# Circuits and capacitors

1. Jan 31, 2012

1. The problem statement, all variables and given/known data
In the arrangement shown in the figure below, a potential difference DeltaV is applied, and C1 is adjusted so that the voltmeter between points b and d reads zero.
http://capa.physics.mcmaster.ca/figures/sb/Graph26/sb-pic2667.png [Broken]

This "balance" occurs when C1 = 3.56 µF. If C3 = 9.50 µF and C4 = 12.3 µF, calculate the value of C2

2. Relevant equations
CΔV=Q

3. The attempt at a solution
I know that capacitor 1-2, 3-4 is connected in series and the charge on capacitors 1-2, 3-4 are the same because the voltmeter reads zero which mean there's no transfer of electrons between the plates so the charge of the capacitors connected in series should be the same. I came up with the following attempt:

1: C(equivalent 1-2)=(1/C1)+(1/C2)
2:C(equivalent 3-4)=(1/C3)+(1/C4)
3:C(total)= C(equivalent 1-2)+C(equivalent 3-4)
4:Qtotal=Q1+Q2
5:Qtotal= ΔV(C(equivalent 1-2)+C(equivalent 3-4))
When i got step 5, i realized everything just cancels out... lol
so where did I go wrong in my approach?

Last edited by a moderator: May 5, 2017
2. Jan 31, 2012

### Staff: Mentor

If the voltmeter reads zero, what does that say about the potential difference between nodes b and d?

3. Jan 31, 2012

o i see...the voltmeter is zero cause the potential difference is the same in both wires?

Last edited: Jan 31, 2012
4. Jan 31, 2012

### Staff: Mentor

Correct. That being so, what can you say about the potentials across capacitors C4 & C1, and capacitors C3 & C2?

5. Jan 31, 2012

Well the potential are the same but when we say potential we're talking about V and not ΔV right?

6. Jan 31, 2012

### Staff: Mentor

It is the voltage that exist on the capacitors, measured from terminal to terminal.

So if the voltages across those capacitor pairs are the same, if you know the voltage on one you automatically know the other.

Now consider just the two capacitors on the left side of the bridge, C3 and C4. What must be the sum of the voltages of those capacitors?

7. Jan 31, 2012

is it equal to that of the potential difference applied?

8. Jan 31, 2012

### Staff: Mentor

Clearly, yes, since KVL around the battery-C4-C3-battery loop demands it

Since you know the values of C3 and C4 you should therefore be in a position to determine the voltages on both C3 and C4.

9. Jan 31, 2012

But the only equation with i know is ΔV=Q/C but Q is unknown?

10. Jan 31, 2012

### Staff: Mentor

The charges on capacitors connected in series, such as C3 and C4, are equal. It's also the same as the charge on the equivalent capacitance of C3 in series with C4. So if you calculate that equivalent capacitance and place the source voltage across that, you'll know the charge that must be on both capacitors. The charge then gives you the individual voltages.

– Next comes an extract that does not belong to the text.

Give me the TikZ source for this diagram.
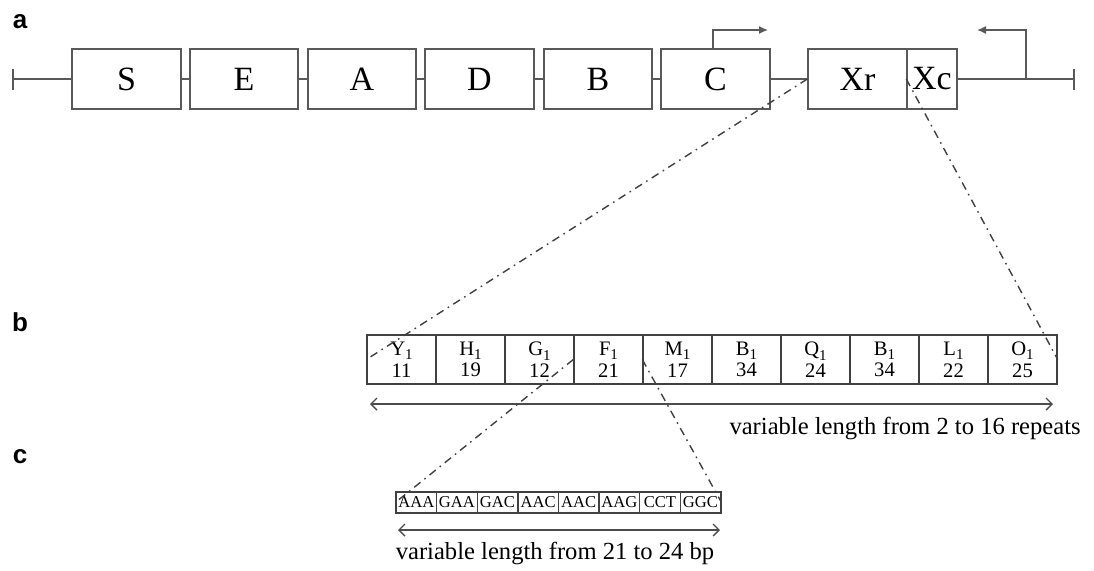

Another approach, and one I'd recommend learning about, is the voltage divider relationship for capacitors. In the same way that you can determine the voltage that appears across two resistors in series when you known the total voltage across them, you can determine the voltages that appear on individual series-connected capacitors. For two capacitors in series, the voltage divides in inverse ratio to their capacitance values. So for two capacitors, say Ca and Cb, with total voltage V across them, the voltage on Ca is:

$Va = V \frac{Cb}{Ca + Cb}$

11. Jan 31, 2012

My friend broke it don into a simple ratio equation, C2/C3 = C1/C4 and solved for C2 and it works! but i'm not sure why lol

12. Jan 31, 2012

### Staff: Mentor

It works because of the voltage ratios imposed on the capacitors by nodes b and d being at the same potential (which we discussed above), in combination with the charges on series capacitors being equal (which we discussed above). You would have got there eventually via the voltage divider equation route I was taking above.